COELHO BOTA OVO?


Quando criança, uma das grandes dúvidas que eu tinha na época da Páscoa era: “coelho bota ovo?”. Tentavam me explicar, mas eu não conseguia entender, a história era muito complicada.
Começava com o sofrimento e a morte de Jesus. Aquilo me dava uma tristeza profunda. Justo quem ensinava “amai-vos uns aos outros”, havia sido maltratado e pregado numa cruz. Depois, vinha a ressurreição e Ele subia aos céus. Até aí, tudo bem, eu conseguia acompanhar a narrativa. O problema começava quando tentavam me convencer de que tudo isso estaria relacionado a um coelho sorridente que deixava ovos de chocolate. E quando eu perguntava “mas afinal, coelho bota ovo?”, ficavam enrolando com um papo sobre símbolo de fertilidade, esperança de vida nova... Ou seja, uma confusão pra cabeça de uma criança, especialmente uma com QI de dois dígitos.
O enigma do coelho com ovo persistia durante toda a Semana Santa, mas minha atenção de guri aos poucos era desviada para um assunto mais importante, saber quanto chocolate eu iria ganhar. Lá em casa era assim: a gente acordava no domingo de Páscoa, corria pra mesa de jantar e ela estava cheia de ninhos de palha, cada qual com o nome de um dos filhos. Que eram muitos. O interessante é que a letra do coelhinho era igual à da minha mãe.
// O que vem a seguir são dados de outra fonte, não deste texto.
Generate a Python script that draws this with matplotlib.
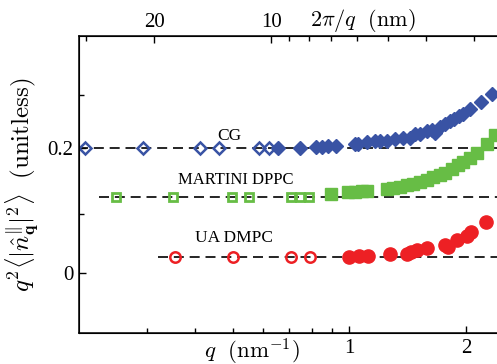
import numpy as np
import matplotlib
matplotlib.use("Agg")
import matplotlib.pyplot as plt
from matplotlib.ticker import FixedLocator, FixedFormatter, NullFormatter, LogLocator

plt.rcParams['font.family'] = ['Liberation Serif', 'DejaVu Serif']
plt.rcParams['mathtext.fontset'] = 'cm'

# ---------------- data ----------------
# CG (blue diamonds)
cg_open_q = [0.208, 0.294, 0.413, 0.462, 0.583, 0.619]
cg_open_y = [0.200, 0.200, 0.200, 0.200, 0.200, 0.200]
cg_q = [0.653, 0.744, 0.821, 0.849, 0.878, 0.924, 1.034, 1.055, 1.108, 1.164,
        1.199, 1.248, 1.311, 1.377, 1.432, 1.475, 1.519, 1.581, 1.629, 1.661,
        1.711, 1.762, 1.815, 1.858, 1.918, 1.964, 2.042, 2.181, 2.323]
cg_y = [0.2005, 0.2005, 0.202, 0.202, 0.203, 0.204, 0.206, 0.206, 0.209, 0.211,
        0.211, 0.212, 0.215, 0.216, 0.216, 0.222, 0.223, 0.228, 0.229, 0.224,
        0.234, 0.239, 0.243, 0.246, 0.251, 0.255, 0.262, 0.274, 0.286]
cg_base = 0.200

# MARTINI DPPC (green squares)
mar_open_q = [0.251, 0.352, 0.498, 0.552, 0.706, 0.746, 0.786]
mar_open_y = [0.122, 0.122, 0.122, 0.122, 0.122, 0.122, 0.122]
mar_q = [0.896, 0.994, 1.034, 1.076, 1.112, 1.248, 1.298, 1.350, 1.405, 1.461,
         1.519, 1.581, 1.644, 1.711, 1.762, 1.834, 1.906, 1.964, 2.042, 2.126,
         2.263, 2.370]
mar_y = [0.1266, 0.1302, 0.1302, 0.1313, 0.1318, 0.134, 0.1356, 0.1382, 0.141, 0.1425,
         0.1452, 0.149, 0.1532, 0.157, 0.161, 0.166, 0.173, 0.178, 0.185, 0.1915,
         0.206, 0.221]
mar_base = 0.122

# UA DMPC (red circles)
ua_open_q = [0.355, 0.502, 0.708, 0.793]
ua_open_y = [0.0255, 0.0255, 0.0255, 0.0255]
ua_q = [1.000, 1.061, 1.119, 1.272, 1.405, 1.441, 1.490, 1.581, 1.762, 1.797,
        1.895, 2.004, 2.051, 2.255]
ua_y = [0.0265, 0.0281, 0.0281, 0.0303, 0.031, 0.034, 0.038, 0.040, 0.045, 0.043,
        0.053, 0.060, 0.066, 0.082]
ua_base = 0.0255

top_major = [20, 10, 2]
top_minor = [30, 9, 8, 7, 6, 5, 4, 3]

blue = '#3953a4'
green = '#67bd45'
red = '#ed2024'

fig = plt.figure(figsize=(4.97, 3.64), dpi=100)
ax = fig.add_axes([0.159, 0.0852, 0.841, 0.816])

dash = (0, (6, 3.5))
ax.plot([0.2, 3.0], [cg_base, cg_base], color='k', lw=1.2, linestyle=dash, zorder=1)
ax.plot([0.226, 3.0], [mar_base, mar_base], color='k', lw=1.2, linestyle=dash, zorder=1)
ax.plot([0.321, 3.0], [ua_base, ua_base], color='k', lw=1.2, linestyle=dash, zorder=1)

ax.plot(cg_open_q, cg_open_y, 'D', ms=6.5, mfc='none', mec=blue, mew=1.8, zorder=3)
ax.plot(cg_q, cg_y, 'D', ms=7.5, color=blue, mec=blue, zorder=3)
ax.plot(mar_open_q, mar_open_y, 's', ms=6, mfc='none', mec=green, mew=2.0, zorder=3)
ax.plot(mar_q, mar_y, 's', ms=8, color=green, zorder=3)
ax.plot(ua_open_q, ua_open_y, 'o', ms=7.5, mfc='none', mec=red, mew=1.8, zorder=3)
ax.plot(ua_q, ua_y, 'o', ms=9.5, color=red, zorder=3)

ax.text(0.491, 0.219, 'CG', fontsize=12.5, ha='center', va='center')
ax.text(0.508, 0.149, 'MARTINI DPPC', fontsize=12, ha='center', va='center')
ax.text(0.505, 0.0563, 'UA DMPC', fontsize=12.5, ha='center', va='center')

ax.set_xscale('log')
ax.set_xlim(0.201, 2.40)
ax.set_ylim(-0.095, 0.379)

ax.xaxis.set_major_locator(FixedLocator([1, 2]))
ax.xaxis.set_major_formatter(FixedFormatter(['1', '2']))
ax.xaxis.set_minor_locator(LogLocator(subs=np.arange(2, 10)))
ax.xaxis.set_minor_formatter(NullFormatter())
ax.yaxis.set_major_locator(FixedLocator([0, 0.2]))
ax.yaxis.set_major_formatter(FixedFormatter(['0', '0.2']))
ax.yaxis.set_minor_locator(FixedLocator([0.095, 0.284]))

ax.tick_params(which='both', direction='in', labelsize=15, width=1.0)
ax.tick_params(which='major', length=5, pad=4)
ax.tick_params(which='minor', length=3.5)
ax.tick_params(axis='x', top=False)
ax.spines['right'].set_visible(False)
for s in ['left', 'bottom', 'top']:
    ax.spines[s].set_linewidth(1.1)

ax.set_xlabel(r'$q\ \ (\mathrm{nm}^{-1})$', fontsize=16.5)
ax.xaxis.set_label_coords(0.414, -0.012, transform=ax.transAxes)
ax.set_ylabel(r'$q^2\langle|\hat{n}^{\|}_{\mathbf{q}}|^2\rangle\ \ (\mathrm{unitless})$', fontsize=18)
ax.yaxis.set_label_coords(-0.09, 0.5)

top = ax.twiny()
top.set_xscale('log')
top.set_xlim(ax.get_xlim())
top.xaxis.set_major_locator(FixedLocator([2 * np.pi / v for v in top_major]))
top.xaxis.set_major_formatter(FixedFormatter([str(v) for v in top_major]))
top.xaxis.set_minor_locator(FixedLocator([2 * np.pi / v for v in top_minor]))
top.xaxis.set_minor_formatter(NullFormatter())
top.tick_params(which='both', direction='in', labelsize=15, width=1.0)
top.tick_params(which='major', length=5, pad=3)
top.tick_params(which='minor', length=3.5)
top.spines['right'].set_visible(False)
top.set_xlabel(r'$2\pi/q\ \ (\mathrm{nm})$', fontsize=16)
top.xaxis.set_label_coords(0.678, 1.035)

fig.savefig('out.png', dpi=100)
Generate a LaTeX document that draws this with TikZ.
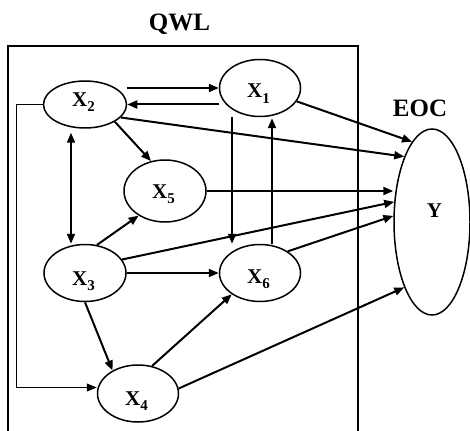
\documentclass[tikz,border=0pt]{standalone}
\usepackage{fontspec}
\setmainfont{Liberation Serif}[BoldFont={Liberation Serif Bold}]
\usetikzlibrary{shapes.geometric,arrows.meta}
\newcommand{\lab}[2]{\raisebox{-#1pt}[0pt][0pt]{\makebox[0pt]{\hspace{-3pt}X\raisebox{-5.5pt}{\fontsize{15}{15}\selectfont #2}}}}
\begin{document}
\begin{tikzpicture}[x=1pt,y=-1pt,
  var/.style={ellipse,draw,line width=1.5pt,inner sep=0pt,font=\fontsize{21}{25}\selectfont\bfseries},
  arr/.style={line width=2pt,-{Triangle[length=10pt,width=8pt]}},
  darr/.style={line width=2pt,{Triangle[length=10pt,width=8pt]}-{Triangle[length=10pt,width=8pt]}},
  elbow/.style={line width=1pt,-{Triangle[length=10pt,width=8pt]}},
  ttl/.style={font=\fontsize{25}{29}\selectfont\bfseries,anchor=base,inner sep=0pt},
  frame/.style={line width=1.5pt}]
\useasboundingbox (0,0) rectangle (470,430);
% frame
\draw[frame] (8,434) -- (8,46) -- (358,46) -- (358,434);
\node[ttl] (qwl) at (179.5,31) {QWL};
\node[ttl] (eoc) at (420,117) {EOC};
% variables
\node[var,minimum width=83pt,minimum height=47pt] (X2) at (85,104.5) {\lab{2}{2}};
\node[var,minimum width=81pt,minimum height=57pt] (X1) at (260,88) {\lab{10}{1}};
\node[var,minimum width=82pt,minimum height=62pt] (X5) at (165,191) {\lab{7}{5}};
\node[var,minimum width=82pt,minimum height=57pt] (X3) at (85,273) {\lab{12}{3}};
\node[var,minimum width=81pt,minimum height=57pt] (X6) at (260,273) {\lab{10}{6}};
\node[var,minimum width=81pt,minimum height=57pt] (X4) at (138,393.5) {\lab{11.5}{4}};
\node[var,minimum width=76pt,minimum height=186pt] (Y) at (432,222) {\raisebox{5pt}[0pt][0pt]{\makebox[0pt]{\hspace{5pt}Y}}};
% connectors
\draw[arr] (X2.east |- X1.west) -- (X1.west);
\draw[arr] (X1.west |- X2.east) -- (X2.east);
\draw[arr] (X2.-30) -- (X5.115);
\draw[arr] (X2.-20) -- (Y.113);
\draw[arr] (X1.-20) -- (Y.104);
\draw[arr] (X5.east) -- (X5.east -| Y.west);
\draw[arr] (X3.20) -- (Y.152);
\draw[arr] (X6.38) -- (Y.171);
\draw[arr] (X4.7) -- (Y.247);
\draw[arr] (X3.67) -- (X5.223);
\draw[arr] (X3.east) -- (X6.west);
\draw[arr] (X3.south) -- (X4.138);
\draw[arr] (X4.63) -- (X6.217);
\draw[darr] ([xshift=-14pt,yshift=-4pt]X2.south) -- ([xshift=-14pt]X3.north);
\draw[arr] ([xshift=-28pt]X1.south) -- ([xshift=-28pt]X6.north);
\draw[arr] ([xshift=12pt]X6.north) -- ([xshift=12pt,yshift=-1pt]X1.south);
\draw[elbow] (X2.west) -- ++(-26.5,0) |- ([yshift=6pt]X4.west);
\end{tikzpicture}
\end{document}
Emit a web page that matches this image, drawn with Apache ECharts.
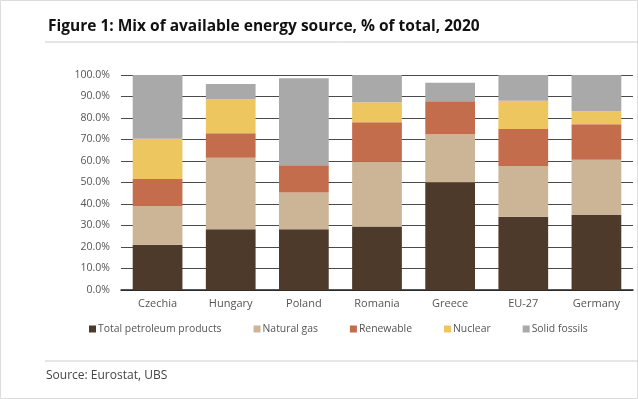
<!DOCTYPE html>
<html>
<head>
<meta charset="utf-8">
<script src="https://cdn.jsdelivr.net/npm/echarts@6/dist/echarts.min.js"></script>
<style>
html,body{margin:0;padding:0;background:#fff;}
#chart{width:638px;height:399px;}
</style>
</head>
<body>
<div id="chart"></div>
<script>
const categories = ['Czechia','Hungary','Poland','Romania','Greece','EU-27','Germany'];
const petroleum  = [21.0, 28.2, 28.2, 29.5, 50.1, 34.1, 34.9];
const naturalGas = [18.1, 33.3, 17.1, 30.2, 22.3, 23.6, 25.7];
const renewable  = [12.5, 11.4, 12.7, 18.3, 15.4, 17.2, 16.5];
const nuclear    = [18.8, 15.8, 0,    9.3,  0,    13.1, 6.0];
const solid      = [29.6, 7.1,  40.5, 12.7, 8.6,  12.0, 16.9];
const seriesNames = ['Total petroleum products','Natural gas','Renewable','Nuclear','Solid fossils'];
const yTicks = [0,10,20,30,40,50,60,70,80,90,100];

const colors = ['#4d3a2a','#cbb596','#c46d4d','#eec660','#a9a9a9'];
const dataSets = [petroleum, naturalGas, renewable, nuclear, solid];
const font = '"Open Sans", "Noto Sans", sans-serif';

const chart = echarts.init(document.getElementById('chart'), null, {renderer:'canvas'});
chart.setOption({
  animation:false,
  backgroundColor:'#fff',
  color: colors,
  title:{
    text:'Figure 1: Mix of available energy source, % of total, 2020',
    left:43, top:14,
    textStyle:{fontFamily:font, fontSize:15.5, fontWeight:'bold', color:'#111'}
  },
  legend:{
    left:84, top:319,
    itemWidth:7, itemHeight:7, itemGap:32,
    icon:'rect',
    textStyle:{fontFamily:font, fontSize:10.4, color:'#555', padding:[0,0,0,-3]},
    data: seriesNames
  },
  grid:{left:121, right:5, top:75, bottom:109, containLabel:false},
  xAxis:{
    type:'category', data:categories,
    axisLine:{lineStyle:{color:'#222', width:1.5}},
    axisTick:{show:false},
    axisLabel:{fontFamily:font, fontSize:11, color:'#555', margin:8}
  },
  yAxis:{
    type:'value', min:0, max:100, interval:10,
    axisLine:{show:false}, axisTick:{show:false},
    splitLine:{lineStyle:{color:'#4a4a4a', width:1}},
    axisLabel:{fontFamily:font, fontSize:10.5, color:'#555', margin:11,
      formatter:v => yTicks.includes(v) ? v.toFixed(1)+'%' : ''}
  },
  series: seriesNames.map((n,i)=>({
    name:n, type:'bar', stack:'total', data:dataSets[i],
    barCategoryGap:'32%',
    itemStyle:{color:colors[i]}
  })),
  graphic:[
    {type:'rect', shape:{x:0.5,y:0.5,width:637,height:398}, style:{fill:null, stroke:'#ddd', lineWidth:1}, silent:true},
    {type:'line', shape:{x1:45,y1:42,x2:638,y2:42}, style:{stroke:'#ccc', lineWidth:1}, silent:true},
    {type:'line', shape:{x1:45,y1:361,x2:638,y2:361}, style:{stroke:'#ccc', lineWidth:1}, silent:true},
    {type:'text', left:46, top:370, style:{text:'Source: Eurostat, UBS', font:'12px "Open Sans", "Noto Sans", sans-serif', fill:'#444'}, silent:true}
  ]
});
</script>
</body>
</html>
A família da minha mulher tinha outro hábito. Deixavam cenouras espalhadas pela casa e iam dormir. Durante a noite, o pai fazia pegadas de coelho com Maizena e pela manhã, ela e a irmã, percorriam a trilha catando ovinhos e bombons.
Quando nasceram nossos filhos, minha mulher e eu chegamos a um acordo e adotamos um mix das duas tradições: concordei em deixar cenouras e fazer pegadas de Maizena pelo chão da casa, desde que essa trilha passasse pela mesa da sala, onde estariam os ninhos cheios de ovos de chocolate. Ah sim, e que alguém limpasse aquela lambuzeira de farinha.
Aí, as crianças foram crescendo e viraram adolescentes. Chegou um ano em que não fizemos mais nada. A guria tinha ido pra Ilha Grande acampar com os amigos. O guri tinha viajado pra Buzios com uma turma e me ligou dizendo que estava caçando caranguejos com uma lata. Antes de viajar, virou pra mim e perguntou: “Pai, coelho bota ovo?”. Respirei fundo, lembrei daquela história enrolada que me contavam e falei: “Bota, meu filho. Coelho bota ovo. É um mistério da natureza. Um bicho peludo, mamífero, que bota ovos de chocolate”. Ele caiu na risada e falou: “aêee... este ano, em vez de chocolate eu prefiro uma bermuda”.
Foi aí que eu comecei a desconfiar que ele não acreditava mais em coelhinho da Páscoa.